Required work: Quote the data below in full, minus the images.

Dataset extract:
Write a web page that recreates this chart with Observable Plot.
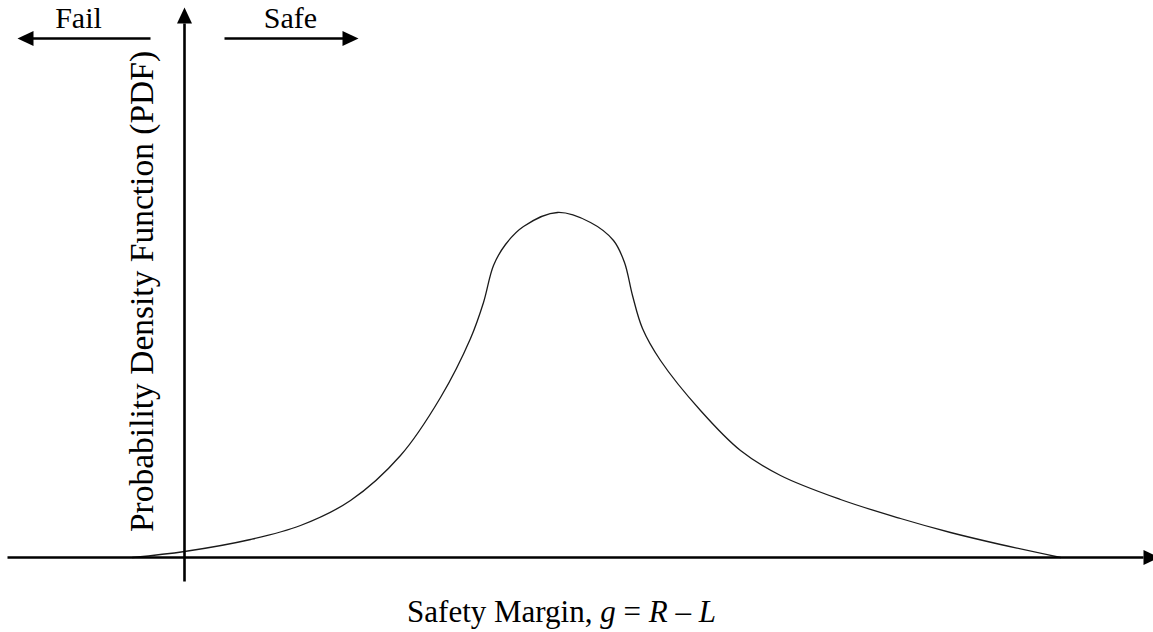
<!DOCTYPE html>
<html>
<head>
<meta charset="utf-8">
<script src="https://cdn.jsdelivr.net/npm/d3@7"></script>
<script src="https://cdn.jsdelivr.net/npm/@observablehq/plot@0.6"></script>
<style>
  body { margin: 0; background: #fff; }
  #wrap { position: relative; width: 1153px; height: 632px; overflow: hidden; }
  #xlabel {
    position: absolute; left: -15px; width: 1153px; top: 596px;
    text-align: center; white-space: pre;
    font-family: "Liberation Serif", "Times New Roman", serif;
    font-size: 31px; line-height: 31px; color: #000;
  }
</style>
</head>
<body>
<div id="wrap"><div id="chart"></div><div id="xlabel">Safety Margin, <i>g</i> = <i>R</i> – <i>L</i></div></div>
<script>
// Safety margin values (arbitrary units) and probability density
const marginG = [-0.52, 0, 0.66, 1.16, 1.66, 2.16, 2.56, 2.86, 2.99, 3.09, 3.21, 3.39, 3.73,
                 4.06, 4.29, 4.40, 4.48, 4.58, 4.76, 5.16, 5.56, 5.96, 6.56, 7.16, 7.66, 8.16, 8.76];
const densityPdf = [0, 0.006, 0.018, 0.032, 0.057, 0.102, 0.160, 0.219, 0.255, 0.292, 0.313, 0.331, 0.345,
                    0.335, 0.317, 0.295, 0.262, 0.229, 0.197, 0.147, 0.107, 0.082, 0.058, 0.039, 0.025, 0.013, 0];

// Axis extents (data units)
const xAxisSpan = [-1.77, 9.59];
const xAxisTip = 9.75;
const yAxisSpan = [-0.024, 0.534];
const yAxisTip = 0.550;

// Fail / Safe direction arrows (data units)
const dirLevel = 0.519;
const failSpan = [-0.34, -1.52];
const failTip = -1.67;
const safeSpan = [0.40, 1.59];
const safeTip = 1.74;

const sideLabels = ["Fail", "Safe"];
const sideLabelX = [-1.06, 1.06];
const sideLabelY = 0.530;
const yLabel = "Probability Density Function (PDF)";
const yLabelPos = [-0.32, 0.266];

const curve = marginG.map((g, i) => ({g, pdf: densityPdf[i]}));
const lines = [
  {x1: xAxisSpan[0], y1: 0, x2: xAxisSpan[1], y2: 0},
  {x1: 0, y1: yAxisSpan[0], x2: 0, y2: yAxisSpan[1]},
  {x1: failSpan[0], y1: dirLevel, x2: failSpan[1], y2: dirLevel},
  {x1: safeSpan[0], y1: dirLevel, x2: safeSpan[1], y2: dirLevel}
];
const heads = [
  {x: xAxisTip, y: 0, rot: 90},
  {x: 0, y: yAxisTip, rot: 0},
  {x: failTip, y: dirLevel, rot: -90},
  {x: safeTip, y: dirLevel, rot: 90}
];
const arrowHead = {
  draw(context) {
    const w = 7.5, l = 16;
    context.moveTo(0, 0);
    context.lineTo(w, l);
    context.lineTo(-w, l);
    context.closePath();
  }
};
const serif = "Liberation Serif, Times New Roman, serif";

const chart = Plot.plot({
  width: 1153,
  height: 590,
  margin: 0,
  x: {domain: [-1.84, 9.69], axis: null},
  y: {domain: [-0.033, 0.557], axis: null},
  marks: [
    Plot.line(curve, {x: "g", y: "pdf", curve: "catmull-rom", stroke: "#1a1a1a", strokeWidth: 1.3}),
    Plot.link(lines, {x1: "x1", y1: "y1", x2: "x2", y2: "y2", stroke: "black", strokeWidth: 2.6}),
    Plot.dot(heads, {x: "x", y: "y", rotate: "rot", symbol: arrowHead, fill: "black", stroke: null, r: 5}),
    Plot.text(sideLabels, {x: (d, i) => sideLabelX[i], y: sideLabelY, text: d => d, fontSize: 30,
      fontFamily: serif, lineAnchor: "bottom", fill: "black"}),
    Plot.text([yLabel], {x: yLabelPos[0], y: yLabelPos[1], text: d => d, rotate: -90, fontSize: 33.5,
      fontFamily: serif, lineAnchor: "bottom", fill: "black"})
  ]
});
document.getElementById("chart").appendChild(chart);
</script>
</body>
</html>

Correct output:
Write a web page that recreates this chart with Observable Plot.
<!DOCTYPE html>
<html>
<head>
<meta charset="utf-8">
<script src="https://cdn.jsdelivr.net/npm/d3@7"></script>
<script src="https://cdn.jsdelivr.net/npm/@observablehq/plot@0.6"></script>
<style>
  body { margin: 0; background: #fff; }
  #wrap { position: relative; width: 1153px; height: 632px; overflow: hidden; }
  #xlabel {
    position: absolute; left: -15px; width: 1153px; top: 596px;
    text-align: center; white-space: pre;
    font-family: "Liberation Serif", "Times New Roman", serif;
    font-size: 31px; line-height: 31px; color: #000;
  }
</style>
</head>
<body>
<div id="wrap"><div id="chart"></div><div id="xlabel">Safety Margin, <i>g</i> = <i>R</i> – <i>L</i></div></div>
<script>
// Safety margin values (arbitrary units) and probability density
const marginG = [-0.52, 0, 0.66, 1.16, 1.66, 2.16, 2.56, 2.86, 2.99, 3.09, 3.21, 3.39, 3.73,
                 4.06, 4.29, 4.40, 4.48, 4.58, 4.76, 5.16, 5.56, 5.96, 6.56, 7.16, 7.66, 8.16, 8.76];
const densityPdf = [0, 0.006, 0.018, 0.032, 0.057, 0.102, 0.160, 0.219, 0.255, 0.292, 0.313, 0.331, 0.345,
                    0.335, 0.317, 0.295, 0.262, 0.229, 0.197, 0.147, 0.107, 0.082, 0.058, 0.039, 0.025, 0.013, 0];

// Axis extents (data units)
const xAxisSpan = [-1.77, 9.59];
const xAxisTip = 9.75;
const yAxisSpan = [-0.024, 0.534];
const yAxisTip = 0.550;

// Fail / Safe direction arrows (data units)
const dirLevel = 0.519;
const failSpan = [-0.34, -1.52];
const failTip = -1.67;
const safeSpan = [0.40, 1.59];
const safeTip = 1.74;

const sideLabels = ["Fail", "Safe"];
const sideLabelX = [-1.06, 1.06];
const sideLabelY = 0.530;
const yLabel = "Probability Density Function (PDF)";
const yLabelPos = [-0.32, 0.266];

const curve = marginG.map((g, i) => ({g, pdf: densityPdf[i]}));
const lines = [
  {x1: xAxisSpan[0], y1: 0, x2: xAxisSpan[1], y2: 0},
  {x1: 0, y1: yAxisSpan[0], x2: 0, y2: yAxisSpan[1]},
  {x1: failSpan[0], y1: dirLevel, x2: failSpan[1], y2: dirLevel},
  {x1: safeSpan[0], y1: dirLevel, x2: safeSpan[1], y2: dirLevel}
];
const heads = [
  {x: xAxisTip, y: 0, rot: 90},
  {x: 0, y: yAxisTip, rot: 0},
  {x: failTip, y: dirLevel, rot: -90},
  {x: safeTip, y: dirLevel, rot: 90}
];
const arrowHead = {
  draw(context) {
    const w = 7.5, l = 16;
    context.moveTo(0, 0);
    context.lineTo(w, l);
    context.lineTo(-w, l);
    context.closePath();
  }
};
const serif = "Liberation Serif, Times New Roman, serif";

const chart = Plot.plot({
  width: 1153,
  height: 590,
  margin: 0,
  x: {domain: [-1.84, 9.69], axis: null},
  y: {domain: [-0.033, 0.557], axis: null},
  marks: [
    Plot.line(curve, {x: "g", y: "pdf", curve: "catmull-rom", stroke: "#1a1a1a", strokeWidth: 1.3}),
    Plot.link(lines, {x1: "x1", y1: "y1", x2: "x2", y2: "y2", stroke: "black", strokeWidth: 2.6}),
    Plot.dot(heads, {x: "x", y: "y", rotate: "rot", symbol: arrowHead, fill: "black", stroke: null, r: 5}),
    Plot.text(sideLabels, {x: (d, i) => sideLabelX[i], y: sideLabelY, text: d => d, fontSize: 30,
      fontFamily: serif, lineAnchor: "bottom", fill: "black"}),
    Plot.text([yLabel], {x: yLabelPos[0], y: yLabelPos[1], text: d => d, rotate: -90, fontSize: 33.5,
      fontFamily: serif, lineAnchor: "bottom", fill: "black"})
  ]
});
document.getElementById("chart").appendChild(chart);
</script>
</body>
</html>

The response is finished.